## BEGIN
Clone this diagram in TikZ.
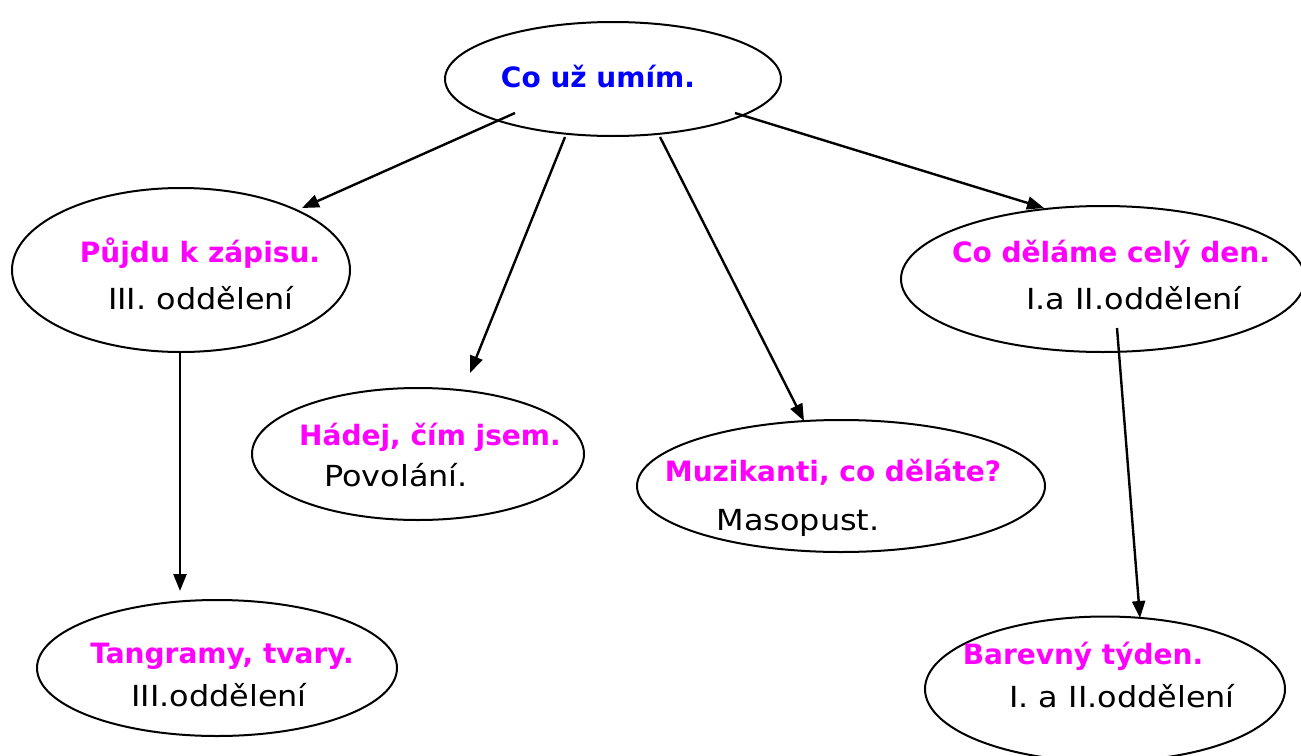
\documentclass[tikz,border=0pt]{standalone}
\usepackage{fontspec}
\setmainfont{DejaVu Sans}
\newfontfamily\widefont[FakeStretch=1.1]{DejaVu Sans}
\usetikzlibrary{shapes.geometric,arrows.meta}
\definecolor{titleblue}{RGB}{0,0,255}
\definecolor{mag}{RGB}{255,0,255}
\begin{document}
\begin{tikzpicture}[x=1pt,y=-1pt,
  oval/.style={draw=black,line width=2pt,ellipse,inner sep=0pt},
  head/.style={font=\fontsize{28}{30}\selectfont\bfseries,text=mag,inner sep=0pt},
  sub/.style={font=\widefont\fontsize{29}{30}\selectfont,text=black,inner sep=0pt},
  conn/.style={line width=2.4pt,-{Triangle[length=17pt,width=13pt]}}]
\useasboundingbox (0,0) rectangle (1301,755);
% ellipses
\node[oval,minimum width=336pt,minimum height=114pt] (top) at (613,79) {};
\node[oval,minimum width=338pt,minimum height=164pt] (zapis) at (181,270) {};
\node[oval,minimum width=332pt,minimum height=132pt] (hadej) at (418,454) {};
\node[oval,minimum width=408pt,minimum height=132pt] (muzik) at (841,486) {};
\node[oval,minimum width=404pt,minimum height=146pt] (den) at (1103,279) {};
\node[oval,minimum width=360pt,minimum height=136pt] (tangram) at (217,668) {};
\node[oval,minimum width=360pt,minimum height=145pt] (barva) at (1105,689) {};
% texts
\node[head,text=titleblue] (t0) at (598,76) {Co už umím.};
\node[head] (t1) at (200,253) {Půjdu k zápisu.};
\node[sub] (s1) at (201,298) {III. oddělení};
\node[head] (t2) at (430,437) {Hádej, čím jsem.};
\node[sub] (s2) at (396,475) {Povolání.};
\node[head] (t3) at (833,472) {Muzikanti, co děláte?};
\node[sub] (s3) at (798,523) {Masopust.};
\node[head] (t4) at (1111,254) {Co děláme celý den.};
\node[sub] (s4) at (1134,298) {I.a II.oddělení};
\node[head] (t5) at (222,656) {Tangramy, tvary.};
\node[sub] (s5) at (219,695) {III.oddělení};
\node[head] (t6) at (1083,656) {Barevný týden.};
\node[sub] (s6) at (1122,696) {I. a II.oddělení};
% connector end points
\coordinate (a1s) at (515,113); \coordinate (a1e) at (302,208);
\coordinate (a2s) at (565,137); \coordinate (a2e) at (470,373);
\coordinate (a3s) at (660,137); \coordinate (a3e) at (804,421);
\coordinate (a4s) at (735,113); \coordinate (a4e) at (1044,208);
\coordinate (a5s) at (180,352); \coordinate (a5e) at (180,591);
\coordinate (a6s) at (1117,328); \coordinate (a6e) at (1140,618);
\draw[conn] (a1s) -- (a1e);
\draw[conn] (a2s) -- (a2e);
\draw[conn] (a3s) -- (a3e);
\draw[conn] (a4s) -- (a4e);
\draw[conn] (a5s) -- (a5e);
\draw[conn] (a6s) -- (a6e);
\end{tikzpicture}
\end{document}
## END
> [SHORT PROBLEM]:
Exclude the pictures. Write out the remaining data exactly.

> [ANSWER TO THE EXERCISE]:
Clone this diagram in TikZ.
\documentclass[tikz,border=0pt]{standalone}
\usepackage{fontspec}
\setmainfont{DejaVu Sans}
\newfontfamily\widefont[FakeStretch=1.1]{DejaVu Sans}
\usetikzlibrary{shapes.geometric,arrows.meta}
\definecolor{titleblue}{RGB}{0,0,255}
\definecolor{mag}{RGB}{255,0,255}
\begin{document}
\begin{tikzpicture}[x=1pt,y=-1pt,
  oval/.style={draw=black,line width=2pt,ellipse,inner sep=0pt},
  head/.style={font=\fontsize{28}{30}\selectfont\bfseries,text=mag,inner sep=0pt},
  sub/.style={font=\widefont\fontsize{29}{30}\selectfont,text=black,inner sep=0pt},
  conn/.style={line width=2.4pt,-{Triangle[length=17pt,width=13pt]}}]
\useasboundingbox (0,0) rectangle (1301,755);
% ellipses
\node[oval,minimum width=336pt,minimum height=114pt] (top) at (613,79) {};
\node[oval,minimum width=338pt,minimum height=164pt] (zapis) at (181,270) {};
\node[oval,minimum width=332pt,minimum height=132pt] (hadej) at (418,454) {};
\node[oval,minimum width=408pt,minimum height=132pt] (muzik) at (841,486) {};
\node[oval,minimum width=404pt,minimum height=146pt] (den) at (1103,279) {};
\node[oval,minimum width=360pt,minimum height=136pt] (tangram) at (217,668) {};
\node[oval,minimum width=360pt,minimum height=145pt] (barva) at (1105,689) {};
% texts
\node[head,text=titleblue] (t0) at (598,76) {Co už umím.};
\node[head] (t1) at (200,253) {Půjdu k zápisu.};
\node[sub] (s1) at (201,298) {III. oddělení};
\node[head] (t2) at (430,437) {Hádej, čím jsem.};
\node[sub] (s2) at (396,475) {Povolání.};
\node[head] (t3) at (833,472) {Muzikanti, co děláte?};
\node[sub] (s3) at (798,523) {Masopust.};
\node[head] (t4) at (1111,254) {Co děláme celý den.};
\node[sub] (s4) at (1134,298) {I.a II.oddělení};
\node[head] (t5) at (222,656) {Tangramy, tvary.};
\node[sub] (s5) at (219,695) {III.oddělení};
\node[head] (t6) at (1083,656) {Barevný týden.};
\node[sub] (s6) at (1122,696) {I. a II.oddělení};
% connector end points
\coordinate (a1s) at (515,113); \coordinate (a1e) at (302,208);
\coordinate (a2s) at (565,137); \coordinate (a2e) at (470,373);
\coordinate (a3s) at (660,137); \coordinate (a3e) at (804,421);
\coordinate (a4s) at (735,113); \coordinate (a4e) at (1044,208);
\coordinate (a5s) at (180,352); \coordinate (a5e) at (180,591);
\coordinate (a6s) at (1117,328); \coordinate (a6e) at (1140,618);
\draw[conn] (a1s) -- (a1e);
\draw[conn] (a2s) -- (a2e);
\draw[conn] (a3s) -- (a3e);
\draw[conn] (a4s) -- (a4e);
\draw[conn] (a5s) -- (a5e);
\draw[conn] (a6s) -- (a6e);
\end{tikzpicture}
\end{document}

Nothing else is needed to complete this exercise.